--- START ---

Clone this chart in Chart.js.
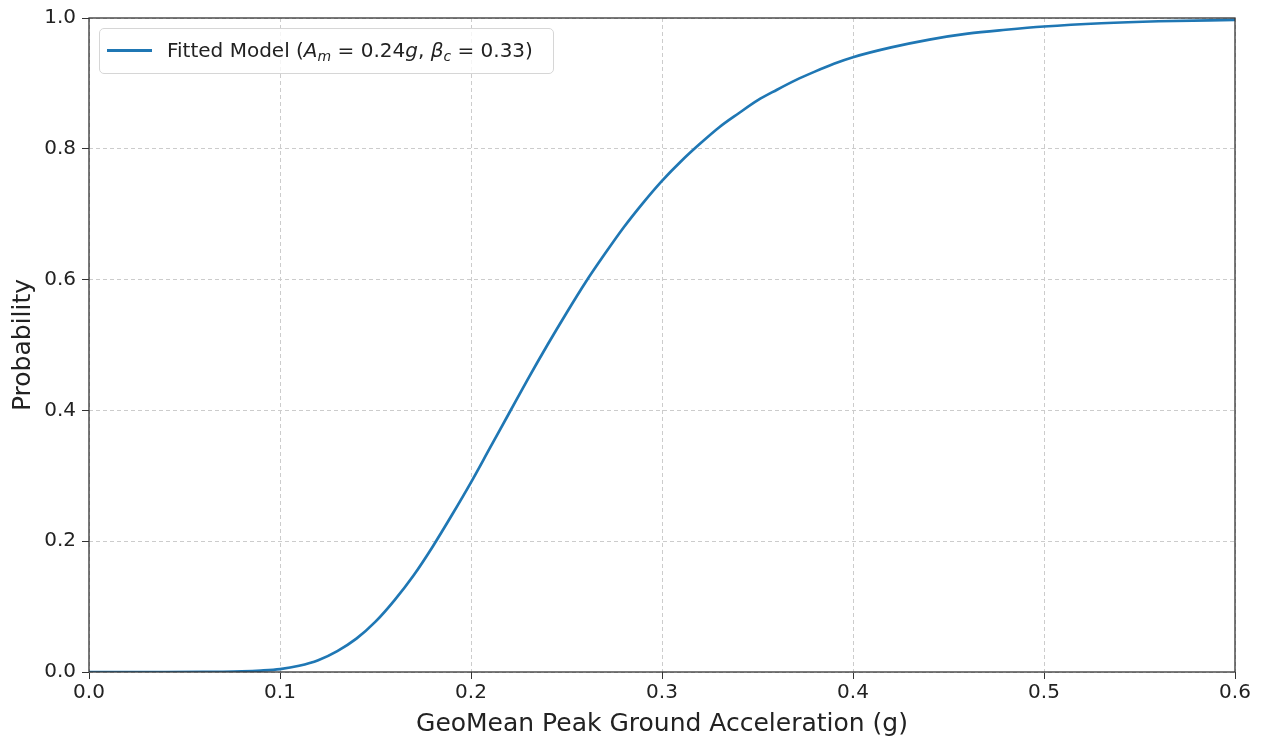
<!DOCTYPE html>
<html>
<head>
<meta charset="utf-8">
<script src="https://cdn.jsdelivr.net/npm/chart.js@4.4.1/dist/chart.umd.min.js"></script>
<style>
  html, body { margin: 0; padding: 0; background: #fff; }
  #wrap { position: relative; width: 1267px; height: 744px; }
  #legend {
    position: absolute; left: 99px; top: 28px; width: 455px; height: 46px;
    border: 1px solid #d6d6d6; border-radius: 5px; background: rgba(255,255,255,0.8);
    font-family: "DejaVu Sans", sans-serif; font-size: 20px; color: #222;
    box-sizing: border-box;
  }
  #legend .swatch { position: absolute; left: 7px; top: 20px; width: 45px; height: 3px; background: #1f77b4; }
  #legend .label { position: absolute; left: 67px; top: 9px; white-space: nowrap; line-height: 24px; }
  #legend i { font-family: "DejaVu Sans", sans-serif; font-style: italic; }
  #legend sub { font-size: 14px; vertical-align: -4px; line-height: 0; }
</style>
</head>
<body>
<div id="wrap">
  <canvas id="chart" width="1267" height="744"></canvas>
  <div id="legend"><div class="swatch"></div><div class="label">Fitted Model (<i>A</i><sub><i>m</i></sub> = 0.24<i>g</i>, <i>β</i><sub><i>c</i></sub> = 0.33)</div></div>
</div>
<script>
// PGA values (g) and read-off probabilities of the fitted fragility curve
const pga = [0, 0.02, 0.04, 0.06, 0.07, 0.08, 0.09, 0.10, 0.11, 0.12, 0.13, 0.14, 0.15, 0.16, 0.17, 0.18, 0.19,
             0.20, 0.21, 0.22, 0.23, 0.24, 0.25, 0.26, 0.27, 0.28, 0.29, 0.30, 0.31, 0.32, 0.33, 0.34,
             0.35, 0.36, 0.37, 0.38, 0.39, 0.40, 0.42, 0.44, 0.46, 0.48, 0.50, 0.53, 0.56, 0.60];
const prob = [0, 0, 0, 0.0001, 0.0003, 0.0009, 0.0022, 0.0045, 0.0095, 0.0180, 0.032, 0.051, 0.077, 0.110, 0.148, 0.192, 0.240,
              0.290, 0.343, 0.396, 0.449, 0.500, 0.549, 0.596, 0.639, 0.680, 0.717, 0.751, 0.781, 0.808, 0.833, 0.854,
              0.874, 0.890, 0.905, 0.918, 0.930, 0.940, 0.955, 0.967, 0.976, 0.982, 0.987, 0.992, 0.995, 0.997];
const xTicks = [0, 0.1, 0.2, 0.3, 0.4, 0.5, 0.6];
const yTicks = [0, 0.2, 0.4, 0.6, 0.8, 1.0];

const points = pga.map((x, i) => ({ x: x, y: prob[i] }));

// box round the plot area, like matplotlib spines
const frame = {
    id: 'frame',
    afterDraw(chart) {
        const a = chart.chartArea, c = chart.ctx;
        c.save();
        c.strokeStyle = '#333';
        c.lineWidth = 1.3;
        c.strokeRect(a.left, a.top, a.right - a.left, a.bottom - a.top);
        c.restore();
    }
};

const tickFont = { family: 'DejaVu Sans', size: 20 };
const titleFont = { family: 'DejaVu Sans', size: 25 };
const gridOpts = { color: '#cccccc', lineWidth: 1, tickColor: '#333', tickBorderDash: [], tickLength: 7 };

new Chart(document.getElementById('chart'), {
    type: 'line',
    data: {
        datasets: [{
            label: 'Fitted Model',
            data: points,
            borderColor: '#1f77b4',
            borderWidth: 2.7,
            pointRadius: 0,
            cubicInterpolationMode: 'monotone',
            fill: false
        }]
    },
    options: {
        responsive: false,
        animation: false,
        layout: { padding: { left: 0, right: 32, top: 18, bottom: 0 } },
        plugins: { legend: { display: false }, tooltip: { enabled: false } },
        scales: {
            x: {
                type: 'linear', min: 0, max: 0.6,
                afterBuildTicks: s => { s.ticks = xTicks.map(v => ({ value: v })); },
                afterFit: s => { s.height = 72; },
                ticks: { color: '#222', font: tickFont, padding: 2, callback: v => v.toFixed(1) },
                grid: gridOpts,
                border: { display: false, dash: [4, 3] },
                title: { display: true, text: 'GeoMean Peak Ground Acceleration (g)', color: '#222', font: titleFont, padding: { top: 0, bottom: 5 } }
            },
            y: {
                type: 'linear', min: 0, max: 1,
                afterBuildTicks: s => { s.ticks = yTicks.map(v => ({ value: v })); },
                afterFit: s => { s.width = 89; },
                ticks: { color: '#222', font: tickFont, padding: 6, callback: v => v.toFixed(1) },
                grid: gridOpts,
                border: { display: false, dash: [4, 3] },
                title: { display: true, text: 'Probability', color: '#222', font: titleFont, padding: { top: 8, bottom: 0 } }
            }
        }
    },
    plugins: [frame]
});
</script>
</body>
</html>
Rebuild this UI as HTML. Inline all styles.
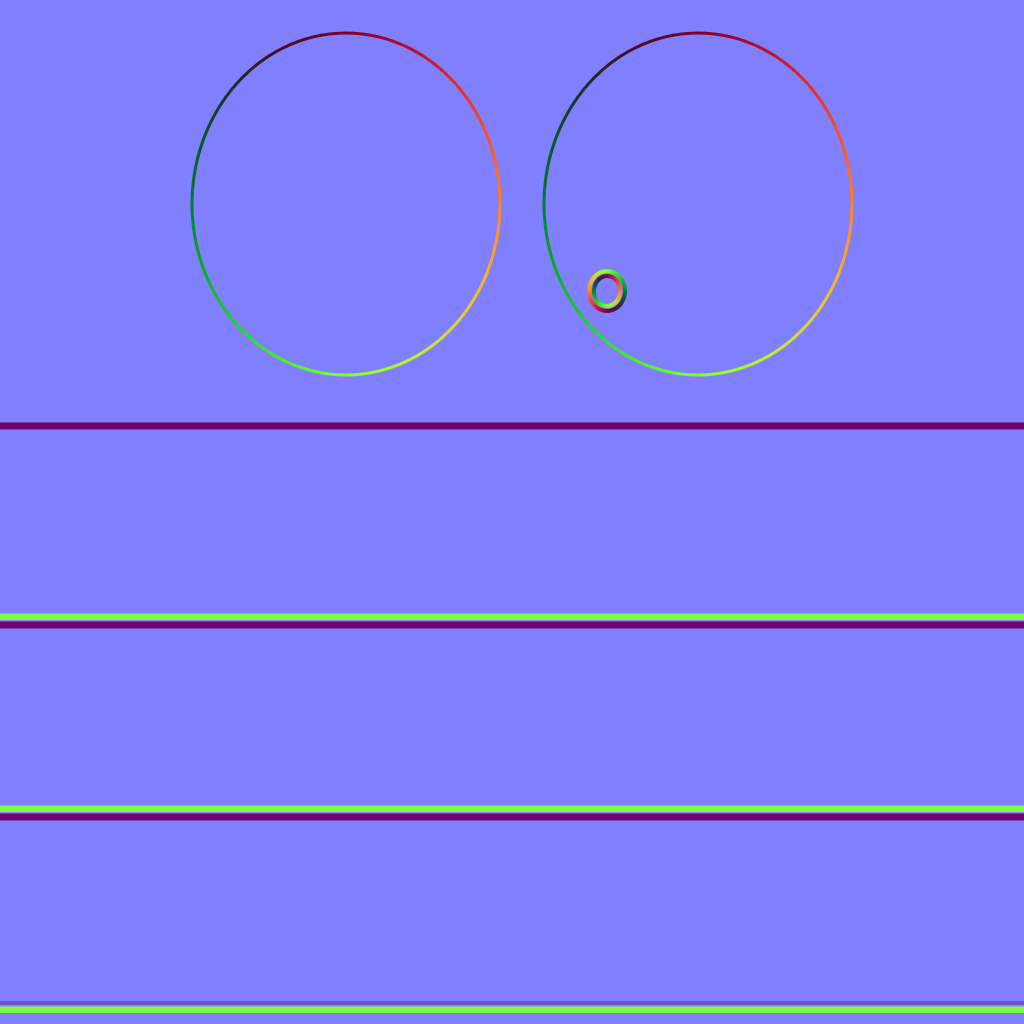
<!DOCTYPE html>
<html><head><meta charset="utf-8"><style>
html,body{margin:0;padding:0;background:#8080ff;}
svg{display:block}
</style></head><body>
<svg id="s" width="1024" height="1024">
<rect width="1024" height="1024" fill="#8080ff"/>
<g id="lines"></g>
<g id="rings"></g>
</svg>
<script>
const lineY=[421,620,812,1013];
const lineHasGreen=[false,true,true,true];
const lineHasPurple=[true,true,true,false];
const ellipseCx=[346,698];
const ellipseCy=[204,204];
const ellipseRx=[154,154];
const ellipseRy=[171,171];
const NS='http://www.w3.org/2000/svg';
const L=document.getElementById('lines');
function rect(x,y,w,h,c,name){const r=document.createElementNS(NS,'rect');r.setAttribute('x',x);r.setAttribute('y',y);r.setAttribute('width',w);r.setAttribute('height',h);r.setAttribute('fill',c);


L.appendChild(r);}
lineY.forEach((y,i)=>{
 if(lineHasGreen[i]){rect(0,y-6,1024,6,'#80ff40','groove-highlight');rect(0,y-7,1024,1,'#80c0a0','groove-edge');}
 if(lineHasPurple[i]){rect(0,y+2,1024,6,'#700070','groove-shadow');rect(0,y+1,1024,1,'#7040a0','groove-edge');rect(0,y+8,1024,1,'#7050c0','groove-edge');}
 if(!lineHasPurple[i]){rect(0,y-12,1024,4,'#7050e0','groove-shadow');}
});
const R=document.getElementById('rings');
function col(nx,ny){
 const r=Math.round(128+127*nx),g=Math.round(128-127*ny);return `rgb(${r},${g},40)`;}
function ring(cx,cy,rx,ry,w,inward,name){
 const N=120;
 for(let k=0;k<N;k++){
  const a0=k/N*2*Math.PI,a1=(k+1.05)/N*2*Math.PI;
  const am=(a0+a1)/2;
  let nx=Math.cos(am)/rx,ny=Math.sin(am)/ry;const m=Math.hypot(nx,ny);nx/=m;ny/=m;
  if(inward){nx=-nx;ny=-ny;}
  const p=document.createElementNS(NS,'line');
  p.setAttribute('x1',cx+rx*Math.cos(a0));p.setAttribute('y1',cy-ry*Math.sin(a0));
  p.setAttribute('x2',cx+rx*Math.cos(a1));p.setAttribute('y2',cy-ry*Math.sin(a1));
  p.setAttribute('stroke',col(nx,ny));p.setAttribute('stroke-width',w);
  
  
  R.appendChild(p);
 }
}
ellipseCx.forEach((cx,i)=>ring(cx,ellipseCy[i],ellipseRx[i],ellipseRy[i],3,false,'ellipse-ring'));
ring(607,291,18,20,4,true,'small-ring-outer');
ring(607,291,13,15,4,false,'small-ring-inner');
</script>
</body></html>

--- END ---

§ Aim
Skip the pictures and transcribe the rest of the records exactly.

§ Output for this task
Clone this chart in Chart.js.
<!DOCTYPE html>
<html>
<head>
<meta charset="utf-8">
<script src="https://cdn.jsdelivr.net/npm/chart.js@4.4.1/dist/chart.umd.min.js"></script>
<style>
  html, body { margin: 0; padding: 0; background: #fff; }
  #wrap { position: relative; width: 1267px; height: 744px; }
  #legend {
    position: absolute; left: 99px; top: 28px; width: 455px; height: 46px;
    border: 1px solid #d6d6d6; border-radius: 5px; background: rgba(255,255,255,0.8);
    font-family: "DejaVu Sans", sans-serif; font-size: 20px; color: #222;
    box-sizing: border-box;
  }
  #legend .swatch { position: absolute; left: 7px; top: 20px; width: 45px; height: 3px; background: #1f77b4; }
  #legend .label { position: absolute; left: 67px; top: 9px; white-space: nowrap; line-height: 24px; }
  #legend i { font-family: "DejaVu Sans", sans-serif; font-style: italic; }
  #legend sub { font-size: 14px; vertical-align: -4px; line-height: 0; }
</style>
</head>
<body>
<div id="wrap">
  <canvas id="chart" width="1267" height="744"></canvas>
  <div id="legend"><div class="swatch"></div><div class="label">Fitted Model (<i>A</i><sub><i>m</i></sub> = 0.24<i>g</i>, <i>β</i><sub><i>c</i></sub> = 0.33)</div></div>
</div>
<script>
// PGA values (g) and read-off probabilities of the fitted fragility curve
const pga = [0, 0.02, 0.04, 0.06, 0.07, 0.08, 0.09, 0.10, 0.11, 0.12, 0.13, 0.14, 0.15, 0.16, 0.17, 0.18, 0.19,
             0.20, 0.21, 0.22, 0.23, 0.24, 0.25, 0.26, 0.27, 0.28, 0.29, 0.30, 0.31, 0.32, 0.33, 0.34,
             0.35, 0.36, 0.37, 0.38, 0.39, 0.40, 0.42, 0.44, 0.46, 0.48, 0.50, 0.53, 0.56, 0.60];
const prob = [0, 0, 0, 0.0001, 0.0003, 0.0009, 0.0022, 0.0045, 0.0095, 0.0180, 0.032, 0.051, 0.077, 0.110, 0.148, 0.192, 0.240,
              0.290, 0.343, 0.396, 0.449, 0.500, 0.549, 0.596, 0.639, 0.680, 0.717, 0.751, 0.781, 0.808, 0.833, 0.854,
              0.874, 0.890, 0.905, 0.918, 0.930, 0.940, 0.955, 0.967, 0.976, 0.982, 0.987, 0.992, 0.995, 0.997];
const xTicks = [0, 0.1, 0.2, 0.3, 0.4, 0.5, 0.6];
const yTicks = [0, 0.2, 0.4, 0.6, 0.8, 1.0];

const points = pga.map((x, i) => ({ x: x, y: prob[i] }));

// box round the plot area, like matplotlib spines
const frame = {
    id: 'frame',
    afterDraw(chart) {
        const a = chart.chartArea, c = chart.ctx;
        c.save();
        c.strokeStyle = '#333';
        c.lineWidth = 1.3;
        c.strokeRect(a.left, a.top, a.right - a.left, a.bottom - a.top);
        c.restore();
    }
};

const tickFont = { family: 'DejaVu Sans', size: 20 };
const titleFont = { family: 'DejaVu Sans', size: 25 };
const gridOpts = { color: '#cccccc', lineWidth: 1, tickColor: '#333', tickBorderDash: [], tickLength: 7 };

new Chart(document.getElementById('chart'), {
    type: 'line',
    data: {
        datasets: [{
            label: 'Fitted Model',
            data: points,
            borderColor: '#1f77b4',
            borderWidth: 2.7,
            pointRadius: 0,
            cubicInterpolationMode: 'monotone',
            fill: false
        }]
    },
    options: {
        responsive: false,
        animation: false,
        layout: { padding: { left: 0, right: 32, top: 18, bottom: 0 } },
        plugins: { legend: { display: false }, tooltip: { enabled: false } },
        scales: {
            x: {
                type: 'linear', min: 0, max: 0.6,
                afterBuildTicks: s => { s.ticks = xTicks.map(v => ({ value: v })); },
                afterFit: s => { s.height = 72; },
                ticks: { color: '#222', font: tickFont, padding: 2, callback: v => v.toFixed(1) },
                grid: gridOpts,
                border: { display: false, dash: [4, 3] },
                title: { display: true, text: 'GeoMean Peak Ground Acceleration (g)', color: '#222', font: titleFont, padding: { top: 0, bottom: 5 } }
            },
            y: {
                type: 'linear', min: 0, max: 1,
                afterBuildTicks: s => { s.ticks = yTicks.map(v => ({ value: v })); },
                afterFit: s => { s.width = 89; },
                ticks: { color: '#222', font: tickFont, padding: 6, callback: v => v.toFixed(1) },
                grid: gridOpts,
                border: { display: false, dash: [4, 3] },
                title: { display: true, text: 'Probability', color: '#222', font: titleFont, padding: { top: 8, bottom: 0 } }
            }
        }
    },
    plugins: [frame]
});
</script>
</body>
</html>
Rebuild this UI as HTML. Inline all styles.
<!DOCTYPE html>
<html><head><meta charset="utf-8"><style>
html,body{margin:0;padding:0;background:#8080ff;}
svg{display:block}
</style></head><body>
<svg id="s" width="1024" height="1024">
<rect width="1024" height="1024" fill="#8080ff"/>
<g id="lines"></g>
<g id="rings"></g>
</svg>
<script>
const lineY=[421,620,812,1013];
const lineHasGreen=[false,true,true,true];
const lineHasPurple=[true,true,true,false];
const ellipseCx=[346,698];
const ellipseCy=[204,204];
const ellipseRx=[154,154];
const ellipseRy=[171,171];
const NS='http://www.w3.org/2000/svg';
const L=document.getElementById('lines');
function rect(x,y,w,h,c,name){const r=document.createElementNS(NS,'rect');r.setAttribute('x',x);r.setAttribute('y',y);r.setAttribute('width',w);r.setAttribute('height',h);r.setAttribute('fill',c);


L.appendChild(r);}
lineY.forEach((y,i)=>{
 if(lineHasGreen[i]){rect(0,y-6,1024,6,'#80ff40','groove-highlight');rect(0,y-7,1024,1,'#80c0a0','groove-edge');}
 if(lineHasPurple[i]){rect(0,y+2,1024,6,'#700070','groove-shadow');rect(0,y+1,1024,1,'#7040a0','groove-edge');rect(0,y+8,1024,1,'#7050c0','groove-edge');}
 if(!lineHasPurple[i]){rect(0,y-12,1024,4,'#7050e0','groove-shadow');}
});
const R=document.getElementById('rings');
function col(nx,ny){
 const r=Math.round(128+127*nx),g=Math.round(128-127*ny);return `rgb(${r},${g},40)`;}
function ring(cx,cy,rx,ry,w,inward,name){
 const N=120;
 for(let k=0;k<N;k++){
  const a0=k/N*2*Math.PI,a1=(k+1.05)/N*2*Math.PI;
  const am=(a0+a1)/2;
  let nx=Math.cos(am)/rx,ny=Math.sin(am)/ry;const m=Math.hypot(nx,ny);nx/=m;ny/=m;
  if(inward){nx=-nx;ny=-ny;}
  const p=document.createElementNS(NS,'line');
  p.setAttribute('x1',cx+rx*Math.cos(a0));p.setAttribute('y1',cy-ry*Math.sin(a0));
  p.setAttribute('x2',cx+rx*Math.cos(a1));p.setAttribute('y2',cy-ry*Math.sin(a1));
  p.setAttribute('stroke',col(nx,ny));p.setAttribute('stroke-width',w);
  
  
  R.appendChild(p);
 }
}
ellipseCx.forEach((cx,i)=>ring(cx,ellipseCy[i],ellipseRx[i],ellipseRy[i],3,false,'ellipse-ring'));
ring(607,291,18,20,4,true,'small-ring-outer');
ring(607,291,13,15,4,false,'small-ring-inner');
</script>
</body></html>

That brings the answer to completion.